Die Aufmerksamkeitsdefizit-/ Hyperaktivitätsstörung (ADHS) ist eine der bekanntesten und zugleich oft missverstandenen neuropsychiatrischen Störungen im Kindesalter. Sie betrifft etwa 3-5% der Kinder weltweit und zeigt sich durch Unaufmerksamkeit, Impulsivität und Hyperaktivität .Die Symptome beginnen früh in der Kindheit, oft schon im Kindergartenalter. Sie müssen situationsübergreifend auftreten ,also in mehreren Umgebungen des Kindes. Es gibt viele Begleitsymptome, wovon die Störung des Ein-und Durchschlafens diejenige ist, die Kind und Familie am meisten beeinträchtigen. Bereits der
deutsche Kinder-und Jugend Psychiater
Johannes Hoffmann veröffentlichte 1844 das bekannte Kinderbuch „der Struwwelpeter “ in dem er die Figur des
„Zappelphilipp“ als
unruhiges und unkonzentriertes Kind beschreibt. Also keine „Erfindung“ unserer Neuzeit.
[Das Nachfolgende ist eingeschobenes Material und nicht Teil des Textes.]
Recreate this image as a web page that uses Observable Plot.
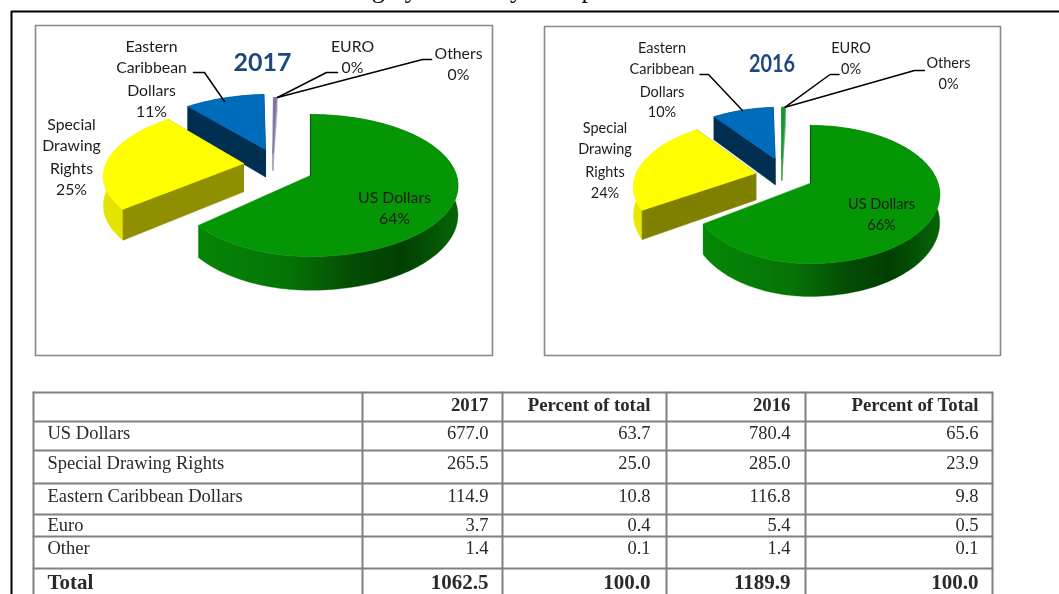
<!DOCTYPE html>
<html>
<head>
<meta charset="utf-8">
<script src="https://cdn.jsdelivr.net/npm/d3@7"></script>
<script src="https://cdn.jsdelivr.net/npm/@observablehq/plot@0.6"></script>
<style>
html,body{margin:0;padding:0;background:#fff;overflow:hidden}
svg{display:block;filter:blur(0.35px)}
</style>
</head>
<body>
<div id="chart"></div>
<script>
// ---------- data ----------
const categories = ["US Dollars", "Special Drawing Rights", "Eastern Caribbean Dollars", "Euro", "Other"];
const value2017 = [677.0, 265.5, 114.9, 3.7, 1.4];
const percent2017 = [63.7, 25.0, 10.8, 0.4, 0.1];
const value2016 = [780.4, 285.0, 116.8, 5.4, 1.4];
const percent2016 = [65.6, 23.9, 9.8, 0.5, 0.1];
const totals = ["1062.5", "100.0", "1189.9", "100.0"];
const headers = ["2017", "Percent of total", "2016", "Percent of Total"];
const pieLabels2017 = ["64%", "25%", "11%", "0%", "0%"];
const pieLabels2016 = ["66%", "24%", "10%", "0%", "0%"];
const titleText = "Chart 6: Internal Debt Outstanding by Currency Composition 2017";

// ---------- layout ----------
const W = 1059, H = 594;
const layouts = [
  {
    year: "2017", pct: percent2017, labels: pieLabels2017, labelSize: 15.8, gradId: "wall2017",
    cx: 310, cy: 175, R: 146, H: 69.6, k: 0.141, D: 29,
    off: [[0, 0], [-0.47, 0.176], [-0.325, 0.394], [-0.27, 0.33], [-0.27, 0.33]],
    radius: [1, 0.965, 1, 1, 1],
    top: ["#059605", "#ffff00", "#006cbc", "#8470a8", "#c2d2ea"],
    face: ["#0a5a0a", "#8f8f00", "#002f52", "#a59cb6", "#ccd6e6"],
    wall: "#e4e400", sliverDepth: 0.62,
    box: [35, 25, 492, 355],
    title: [262, 62],
    eastern: [151, [46, 67, 90, 111]], special: [71, [124, 145, 168, 189]],
    euro: [352, [46, 67]], others: [458, [53, 74]], us: [394, [197, 218]],
    leaders: [
      [[193, 72], [204, 72], [224, 101]],
      [[337, 72], [326, 72], [277, 97]],
      [[431, 59], [422, 59], [277, 97]]
    ]
  },
  {
    year: "2016", pct: percent2016, labels: pieLabels2016, labelSize: 14.5, gradId: "wall2016",
    cx: 810, cy: 182.7, R: 127.5, H: 67.2, k: 0.164, D: 27.5,
    off: [[0, 0], [-0.439, 0.153], [-0.295, 0.386], [-0.24, 0.389], [-0.24, 0.389]],
    radius: [1, 0.96, 1, 1, 1],
    top: ["#059605", "#ffff00", "#006cbc", "#0f9a2c", "#7fc48a"],
    face: ["#0a5a0a", "#808000", "#002f52", "#3aa04e", "#a8d4ae"],
    wall: "#e8e800", sliverDepth: 0.85,
    box: [544, 26, 1000, 355],
    title: [771.5, 63],
    eastern: [661.5, [48, 69, 92, 112]], special: [604.5, [128, 149, 172, 193]],
    euro: [850.5, [48, 69]], others: [948, [63, 84]], us: [881, [204, 225]],
    leaders: [
      [[699.5, 74], [708, 74], [742, 110]],
      [[838.5, 74], [829.5, 74], [784.7, 106.7]],
      [[924, 70], [914, 70], [784.7, 106.7]]
    ]
  }
];
const blueTrim = 1.5 * Math.PI / 180;

const wallStops = [[-0.8, "#058605"], [-0.16, "#067406"], [0.29, "#044c04"], [0.63, "#013f01"], [1, "#066406"]];

const marks = [];
const poly = (pts, fill, sw = 0.6) =>
  Plot.line([...pts, pts[0]], {x: d => d[0], y: d => d[1], fill, stroke: fill, strokeWidth: sw, curve: "linear"});
const lineMark = (pts, stroke, strokeWidth) =>
  Plot.line(pts, {x: d => d[0], y: d => d[1], stroke, strokeWidth, curve: "linear", fill: "none"});
const label = (x, y, text, o = {}) =>
  Plot.text([text], {x: () => x, y: () => y, text: d => d, textAnchor: "middle", lineAnchor: "middle",
    fontFamily: "Lato", fontSize: 14.5, fill: "#1c1c1c", ...o});

// wall gradients, in the plot's pixel space
marks.push(() => {
  const defs = d3.create("svg:defs");
  for (const c of layouts) {
    const g = defs.append("linearGradient").attr("id", c.gradId).attr("gradientUnits", "userSpaceOnUse")
      .attr("x1", c.cx - c.R).attr("x2", c.cx + c.R).attr("y1", 0).attr("y2", 0);
    for (const [u, col] of wallStops) g.append("stop").attr("offset", (u + 1) / 2).attr("stop-color", col);
  }
  return defs.node();
});

// boxes and outer frame
marks.push(lineMark([[W, 11], [11, 11], [11, H]], "#000", 2));
for (const c of layouts) {
  const [a, b, e, f] = c.box;
  marks.push(lineMark([[a, b], [e, b], [e, f], [a, f], [a, b]], "#888", 1.6));
}

for (const c of layouts) {
  const proj = (u, v, d, squash) => {
    const s = 1 / (1 + c.k * v);
    const uu = squash && u < 0 ? u * 0.92 : u;
    return [c.cx + c.R * uu * s, c.cy - c.H * v * s + d * c.D * s];
  };
  const total = d3.sum(c.pct);
  let acc = 0;
  const slices = c.pct.map((p, i) => {
    const a0 = acc / total * 2 * Math.PI;
    acc += p;
    return {i, a0, a1: acc / total * 2 * Math.PI - (i === 2 ? blueTrim : 0)};
  });
  for (const sl of slices.slice().reverse()) {
    const [ou, ov] = c.off[sl.i];
    const r = c.radius[sl.i];
    const squash = sl.i === 0;
    const depth = sl.i >= 3 ? c.sliverDepth : 1;
    const n = Math.max(2, Math.round((sl.a1 - sl.a0) / (Math.PI / 120)));
    const th = d3.range(n + 1).map(j => sl.a0 + (sl.a1 - sl.a0) * j / n);
    const pt = (t, d) => proj(ou + r * Math.sin(t), ov + r * Math.cos(t), d, squash);
    const apex = d => proj(ou, ov, d, squash);
    // outer wall
    const wallFill = sl.i === 0 ? `url(#${c.gradId})` : sl.i === 1 ? c.wall : c.face[sl.i];
    marks.push(poly([...th.map(t => pt(t, 0)), ...th.slice().reverse().map(t => pt(t, depth))], wallFill, 0.3));
    // cut faces
    if (sl.i !== 0) {
      marks.push(poly([apex(0), pt(sl.a1, 0), pt(sl.a1, depth), apex(depth)], c.face[sl.i], sl.i >= 3 ? 0.5 : 0.6));
      marks.push(poly([apex(0), pt(sl.a0, 0), pt(sl.a0, depth), apex(depth)], c.face[sl.i], sl.i >= 3 ? 0.5 : 0.6));
    }
    // top surface
    marks.push(poly([apex(0), ...th.map(t => pt(t, 0))], c.top[sl.i], sl.i >= 3 ? 0.7 : 0.6));
    if (sl.i === 0) marks.push(lineMark([apex(0), pt(0, 0)], "#0a5a0a", 1.2));
  }
  // leaders
  for (const l of c.leaders) marks.push(lineMark(l, "#000", 1.5));
  // labels
  const lines = (x, ys, texts) => texts.forEach((t, i) => marks.push(label(x, ys[i], t, {fontSize: c.labelSize})));
  lines(c.eastern[0], c.eastern[1], ["Eastern", "Caribbean", "Dollars", c.labels[2]]);
  lines(c.special[0], c.special[1], ["Special", "Drawing", "Rights", c.labels[1]]);
  lines(c.euro[0], c.euro[1], ["EURO", c.labels[3]]);
  lines(c.others[0], c.others[1], ["Others", c.labels[4]]);
  lines(c.us[0], c.us[1], ["US Dollars", c.labels[0]]);
  marks.push(label(c.title[0], c.title[1], c.year, {fontWeight: 700, fontSize: 25, fill: "#1f497d"}));
}

// top clipped heading
marks.push(Plot.text([titleText], {x: () => 15, y: () => -3.5, text: d => d, textAnchor: "start", lineAnchor: "bottom",
  fontFamily: "Liberation Serif", fontSize: 26.5, fill: "#111"}));

// table
const colX = [33, 362, 502, 666, 805, 992];
const rowY = [392, 421, 450, 483, 514, 536, 568];
const rowMid = [404, 433, 463, 496, 525, 548, 582];
const numX = [488, 650, 790, 978];
const grid = "#808080";
for (const y of rowY) marks.push(lineMark([[colX[0], y], [colX[5], y]], grid, 2));
for (const x of colX) marks.push(lineMark([[x, rowY[0]], [x, H]], grid, 2));
const serif = "Liberation Serif";
const tText = (rows, o) => Plot.text(rows, {x: "x", y: "y", text: "t", lineAnchor: "middle", fontFamily: serif, fill: "#2a2a2a", ...o});
marks.push(tText(headers.map((t, i) => ({t, x: numX[i], y: rowMid[0]})), {textAnchor: "end", fontWeight: 700, fontSize: 18.8}));
marks.push(tText(categories.map((t, i) => ({t, x: 47, y: rowMid[i + 1]})), {textAnchor: "start", fontSize: 18.5}));
const columns = [value2017, percent2017, value2016, percent2016];
const cells = columns.flatMap((col, j) => col.map((v, i) => ({t: v.toFixed(1), x: numX[j], y: rowMid[i + 1]})));
marks.push(tText(cells, {textAnchor: "end", fontSize: 18.5}));
marks.push(tText([{t: "Total", x: 47, y: rowMid[6]}], {textAnchor: "start", fontWeight: 700, fontSize: 21}));
marks.push(tText(totals.map((t, i) => ({t, x: numX[i], y: rowMid[6]})), {textAnchor: "end", fontWeight: 700, fontSize: 21}));

const svg = Plot.plot({
  width: W, height: H,
  margin: 0,
  x: {domain: [0, W], range: [0, W], axis: null},
  y: {domain: [0, H], range: [0, H], axis: null},
  style: {background: "#fff"},
  marks
});
// compress the 2016 heading as in the picture
svg.querySelectorAll("text").forEach(t => {
  if (t.textContent === "2016" && t.closest("g").getAttribute("font-family") === "Lato") {
    t.setAttribute("textLength", "46");
    t.setAttribute("lengthAdjust", "spacingAndGlyphs");
  }
});
document.getElementById("chart").appendChild(svg);
</script>
</body>
</html>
Neurobiologische Grundlagen: Die Rolle
der Synapsen
Neurobiologisch wird ADHS heute als Störung der Signalübertragung in bestimmten Hirnregionen betrachtet, insbesondere im präfrontalen Cortex(Hirnregion hinter der Stirn) ,der für Aufmerksamkeit, Planung und Impulskontrolle zuständig ist. An den Synapsen, den Kontaktstellen zwischen Nervenzellen, ist insbesondere der Botenstoff Dopamin betroffen. Es kommt zu einer fehlerhaften Dopaminübertragung: Entweder wird Dopamin zu schnell wieder in die Präsynapse aufgenommen oder es
wird zu wenig ausgeschüttet. Dies führt
dazu, dass Signale zur Belohnungsverarbeitung, Motivation und Aufrechterhaltung der Aufmerksamkeit gestört sind. Auch Noradrenalin spielt eine Rolle, doch der Schwerpunkt liegt bei ADHS auf der Dysregulation der Dopamin Bahnen.
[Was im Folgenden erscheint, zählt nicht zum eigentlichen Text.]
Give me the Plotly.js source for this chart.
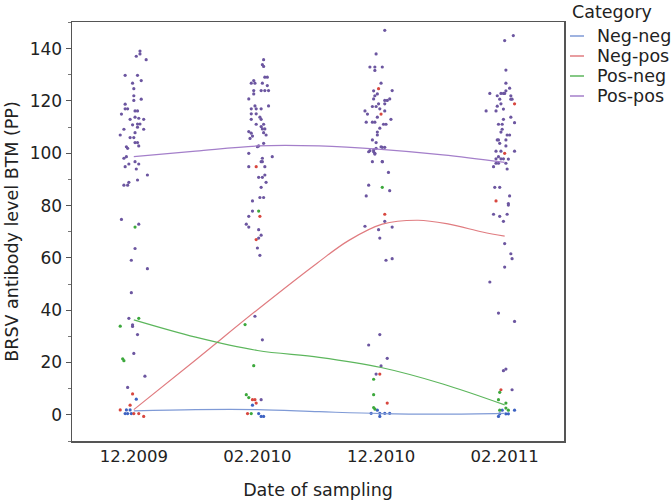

Fünf Thesen zu ADHS im Kindesalter
- ADHS ist keine Modeerscheinung, sondern eine zumeist angeborene und neurobiologisch fundierte Entwicklungsstörung.
- Ursache ist eine fehlerhafte Dopaminübertragung.
Ohne ausreichende dopaminerge Signalübertragung fehlt die Grundlage für eine stabile Aufmerksamkeitssteuerung.
- ADHS äußert sich individuell sehr
unterschiedlich.
Nicht jedes betroffene Kind ist hyperaktiv
- es gibt auch den unaufmerksamen, träumerischen Subtyp.
- Frühzeitige Diagnose und multimodale Therapie verbessern die Prognose erheblich.
Kombinationen aus Verhaltenstherapie, Elterntraining, schulischer Unterstützung und ggf. Medikation haben sich als besonders wirksam erwiesen.
- Kinder mit ADHS verfügen oft über
besondere Stärken.
Kreativität, Spontaneität, Begeisterungsfähigkeit und ein ausgeprägter Sinn für Gerechtigkeit sind Ressourcen, die gezielt gefördert werden können.
Ein positiver Ausblick
Auch wenn ADHS mit Herausforderungen für Kind, Eltern und Umfeld verbunden ist, so bietet eine fundierte Diagnose die Chance, die Weichen richtig zu stellen.
Kinder mit ADHS sind keine
„Problemkinder“, sondern Persönlichkeiten mit einem besonderen neurobiologischen Profil, die mit der richtigen Unterstützung
aufblühen können. Durch Aufklärung, Akzeptanz und Förderung können sie ihre Stärken entfalten und lernen, mit ihren Schwächen umzugehen. Die Forschung macht Hoffnung: Mit jedem Jahr verstehen wir die Mechanismen hinter ADHS besser und damit verbessern sich auch die Chancen, betroffenen Kindern ein erfülltes und erfolgreiches Leben zu ermöglichen.